Exercise brief | Take the lines from the beginning of the material through the line containing "Chart.register(...registerables);" and retype them exactly, leaving the pictures out.

Recorded information |
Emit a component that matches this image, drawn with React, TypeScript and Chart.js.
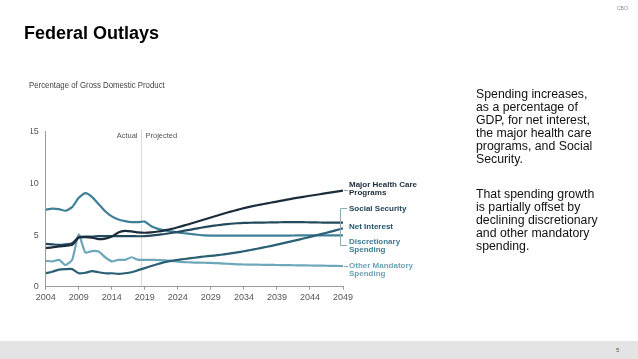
import React, { useEffect, useRef } from "react";
import { Chart, registerables } from "chart.js";

Chart.register(...registerables);

const years = [
  2004, 2005, 2006, 2007, 2008, 2009, 2010, 2011, 2012, 2013,
  2014, 2015, 2016, 2017, 2018, 2019, 2020, 2021, 2022, 2023,
  2024, 2025, 2026, 2027, 2028, 2029, 2030, 2031, 2032, 2033,
  2034, 2035, 2036, 2037, 2038, 2039, 2040, 2041, 2042, 2043,
  2044, 2045, 2046, 2047, 2048, 2049,
];
const tickYears = [2004, 2009, 2014, 2019, 2024, 2029, 2034, 2039, 2044, 2049];
const yTickValues = [0, 5, 10, 15];

const healthCare = [
  3.75, 3.8, 3.9, 3.95, 4.05, 4.75, 4.8, 4.75, 4.6, 4.65,
  4.85, 5.25, 5.4, 5.35, 5.25, 5.22, 5.26, 5.34, 5.45, 5.58,
  5.75, 5.93, 6.12, 6.31, 6.51, 6.7, 6.89, 7.08, 7.27, 7.44,
  7.6, 7.75, 7.88, 8.0, 8.12, 8.24, 8.36, 8.48, 8.6, 8.7,
  8.8, 8.9, 9.0, 9.1, 9.2, 9.3,
];
const socialSecurity = [
  4.15, 4.1, 4.05, 4.1, 4.2, 4.8, 4.85, 4.85, 4.9, 4.9,
  4.9, 4.9, 4.9, 4.9, 4.88, 4.9, 4.95, 5.02, 5.1, 5.2,
  5.3, 5.42, 5.53, 5.65, 5.76, 5.86, 5.95, 6.03, 6.09, 6.14,
  6.17, 6.19, 6.2, 6.21, 6.22, 6.23, 6.24, 6.25, 6.25, 6.24,
  6.23, 6.22, 6.21, 6.2, 6.2, 6.2,
];
const netInterest = [
  1.3, 1.45, 1.65, 1.7, 1.7, 1.3, 1.35, 1.5, 1.4, 1.3,
  1.3, 1.25, 1.3, 1.4, 1.6, 1.8, 2.0, 2.2, 2.38, 2.5,
  2.6, 2.68, 2.76, 2.84, 2.92, 2.98, 3.05, 3.13, 3.22, 3.32,
  3.43, 3.55, 3.67, 3.8, 3.93, 4.07, 4.21, 4.36, 4.51, 4.66,
  4.82, 4.98, 5.14, 5.3, 5.47, 5.65,
];
const discretionary = [
  7.45, 7.55, 7.5, 7.35, 7.7, 8.6, 9.05, 8.7, 8.0, 7.3,
  6.8, 6.5, 6.35, 6.25, 6.25, 6.3, 5.85, 5.6, 5.45, 5.35,
  5.25, 5.17, 5.1, 5.03, 4.97, 4.95, 4.95, 4.95, 4.95, 4.95,
  4.95, 4.95, 4.95, 4.95, 4.95, 4.95, 4.95, 4.95, 4.96, 4.96,
  4.96, 4.96, 4.97, 4.97, 4.97, 4.97,
];
const otherMandatory = [
  2.5, 2.45, 2.6, 2.1, 2.6, 5.05, 3.3, 3.45, 3.4, 2.85,
  2.45, 2.6, 2.6, 2.85, 2.6, 2.6, 2.6, 2.58, 2.55, 2.5,
  2.42, 2.38, 2.35, 2.33, 2.32, 2.3, 2.28, 2.24, 2.2, 2.17,
  2.15, 2.14, 2.13, 2.12, 2.11, 2.1, 2.09, 2.08, 2.07, 2.06,
  2.05, 2.04, 2.03, 2.02, 2.01, 2.0,
];

const seriesNames = [
  "Major Health Care Programs",
  "Social Security",
  "Net Interest",
  "Discretionary Spending",
  "Other Mandatory Spending",
];
const seriesColors = ["#1b2d3c", "#234a5e", "#2a5f76", "#3f7f98", "#6ea6ba"];
const seriesValues = [healthCare, socialSecurity, netInterest, discretionary, otherMandatory];

const dividerYear = 2018.5;
const actualLabel = "Actual";
const projectedLabel = "Projected";

const dividerPlugin = {
  id: "divider",
  beforeDatasetsDraw(chart: any) {
    const { ctx, chartArea, scales } = chart;
    const x = Math.round(scales.x.getPixelForValue(dividerYear)) + 0.5;
    ctx.save();
    ctx.strokeStyle = "#b5b5b5";
    ctx.lineWidth = 1;
    ctx.setLineDash([1, 1]);
    ctx.beginPath();
    ctx.moveTo(x, chartArea.top - 2);
    ctx.lineTo(x, chartArea.bottom);
    ctx.stroke();
    ctx.setLineDash([]);
    ctx.fillStyle = "#555";
    ctx.font = "7.5px 'Liberation Sans', Arial, sans-serif";
    ctx.textBaseline = "alphabetic";
    ctx.textAlign = "right";
    ctx.fillText(actualLabel, x - 4, chartArea.top + 6);
    ctx.textAlign = "left";
    ctx.fillText(projectedLabel, x + 4, chartArea.top + 6);
    ctx.restore();
  },
  afterDraw(chart: any) {
    const { ctx, chartArea } = chart;
    const r = chartArea.right;
    ctx.save();
    ctx.strokeStyle = "#8fa9b4";
    ctx.lineWidth = 1;
    ctx.beginPath();
    ctx.moveTo(r + 1, 190.5);
    ctx.lineTo(r + 5, 190.5);
    ctx.moveTo(r + 4, 208.5);
    ctx.lineTo(r - 2.5, 208.5);
    ctx.moveTo(r - 2.5, 208.5);
    ctx.lineTo(r - 2.5, 245.5);
    ctx.lineTo(r + 4, 245.5);
    ctx.moveTo(r + 1, 266.5);
    ctx.lineTo(r + 5, 266.5);
    ctx.stroke();
    ctx.restore();
  },
};

function baselineTop(baseline: number, size: number) {
  return baseline - 0.8465 * size;
}

export default function App() {
  const canvasRef = useRef<HTMLCanvasElement | null>(null);

  useEffect(() => {
    const canvas = canvasRef.current;
    if (!canvas) return;
    const chart = new Chart(canvas, {
      type: "line",
      data: {
        datasets: seriesNames.map((name, i) => ({
          label: name,
          data: years.map((yr, j) => ({ x: yr, y: seriesValues[i][j] })),
          borderColor: seriesColors[i],
          backgroundColor: seriesColors[i],
          borderWidth: 2.2,
          pointRadius: 0,
          tension: 0.2,
          fill: false,
        })),
      },
      options: {
        responsive: false,
        animation: false,
        devicePixelRatio: 1,
        layout: { padding: { left: 30.7, right: 295, top: 131.7, bottom: 52.3 } },
        plugins: {
          legend: { display: false },
          tooltip: { enabled: false },
          title: { display: false },
        },
        scales: {
          x: {
            type: "linear",
            min: 2004,
            max: 2049,
            afterFit(scale: any) {
              scale.height = 20;
            },
            afterBuildTicks(scale: any) {
              scale.ticks = tickYears.map((v) => ({ value: v }));
            },
            ticks: {
              color: "#555",
              font: { family: "'Liberation Sans', Arial, sans-serif", size: 9 },
              padding: 2,
              maxRotation: 0,
              autoSkip: false,
              callback: (v: any) => String(v),
            },
            grid: {
              display: true,
              drawOnChartArea: false,
              drawTicks: true,
              tickLength: 3,
              color: "#9a9a9a",
            },
            border: { display: true, color: "#9a9a9a", width: 1 },
          },
          y: {
            type: "linear",
            min: 0,
            max: 15,
            afterFit(scale: any) {
              scale.width = 15;
            },
            afterBuildTicks(scale: any) {
              scale.ticks = yTickValues.map((v) => ({ value: v }));
            },
            ticks: {
              color: "#555",
              font: { family: "'Liberation Sans', Arial, sans-serif", size: 9 },
              padding: 7,
              callback: (v: any) => String(v),
            },
            grid: { display: false, drawTicks: false },
            border: { display: true, color: "#9a9a9a", width: 1 },
          },
        },
      },
      plugins: [dividerPlugin],
    });
    return () => chart.destroy();
  }, []);

  const labelFont = "'Liberation Sans', Arial, sans-serif";
  const lbl = (baseline: number, color: string, lines: string[]) => (
    <div
      style={{
        position: "absolute",
        left: 349,
        top: baselineTop(baseline, 8),
        fontFamily: labelFont,
        fontWeight: 700,
        fontSize: 8,
        lineHeight: "8px",
        color,
        whiteSpace: "nowrap",
      }}
    >
      {lines.map((l, i) => (
        <div key={i}>{l}</div>
      ))}
    </div>
  );

  return (
    <div
      style={{
        position: "absolute",
        left: 0,
        top: 0,
        width: 638,
        height: 359,
        background: "#fff",
        overflow: "hidden",
        fontFamily: labelFont,
      }}
    >
      <canvas
        ref={canvasRef}
        width={638}
        height={359}
        style={{ position: "absolute", left: 0, top: 0, width: 638, height: 359 }}
      />
      <div
        style={{
          position: "absolute",
          left: 24,
          top: baselineTop(39, 18),
          fontSize: 18,
          lineHeight: "18px",
          fontWeight: 700,
          color: "#000",
          whiteSpace: "nowrap",
        }}
      >
        Federal Outlays
      </div>
      <div
        style={{
          position: "absolute",
          left: 617,
          top: 6,
          fontSize: 5,
          lineHeight: "5px",
          color: "#888",
        }}
      >
        CBO
      </div>
      <div
        style={{
          position: "absolute",
          left: 29,
          top: baselineTop(88.5, 9),
          fontSize: 9,
          lineHeight: "9px",
          color: "#444",
          whiteSpace: "nowrap",
          transform: "scaleX(0.87)",
          transformOrigin: "0 0",
        }}
      >
        Percentage of Gross Domestic Product
      </div>
      <div
        style={{
          position: "absolute",
          left: 476,
          top: 87.5,
          fontSize: 12.3,
          lineHeight: "13px",
          color: "#111",
          whiteSpace: "nowrap",
        }}
      >
        <div>
          Spending increases,
          <br />
          as a percentage of
          <br />
          GDP, for net interest,
          <br />
          the major health care
          <br />
          programs, and Social
          <br />
          Security.
        </div>
        <div style={{ marginTop: 22 }}>
          That spending growth
          <br />
          is partially offset by
          <br />
          declining discretionary
          <br />
          and other mandatory
          <br />
          spending.
        </div>
      </div>
      {lbl(187.3, "#1b2b3a", ["Major Health Care", "Programs"])}
      {lbl(211.7, "#22475a", ["Social Security"])}
      {lbl(229.3, "#23536a", ["Net Interest"])}
      {lbl(245, "#3d7d96", ["Discretionary", "Spending"])}
      {lbl(268.3, "#6ba3b9", ["Other Mandatory", "Spending"])}
      <div
        style={{
          position: "absolute",
          left: 0,
          top: 341,
          width: 638,
          height: 18,
          background: "#e4e4e4",
        }}
      />
      <div
        style={{
          position: "absolute",
          left: 616,
          top: 347,
          fontSize: 6,
          lineHeight: "6px",
          color: "#555",
        }}
      >
        5
      </div>
    </div>
  );
}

Answer for the task |
Emit a component that matches this image, drawn with React, TypeScript and Chart.js.
import React, { useEffect, useRef } from "react";
import { Chart, registerables } from "chart.js";

Chart.register(...registerables);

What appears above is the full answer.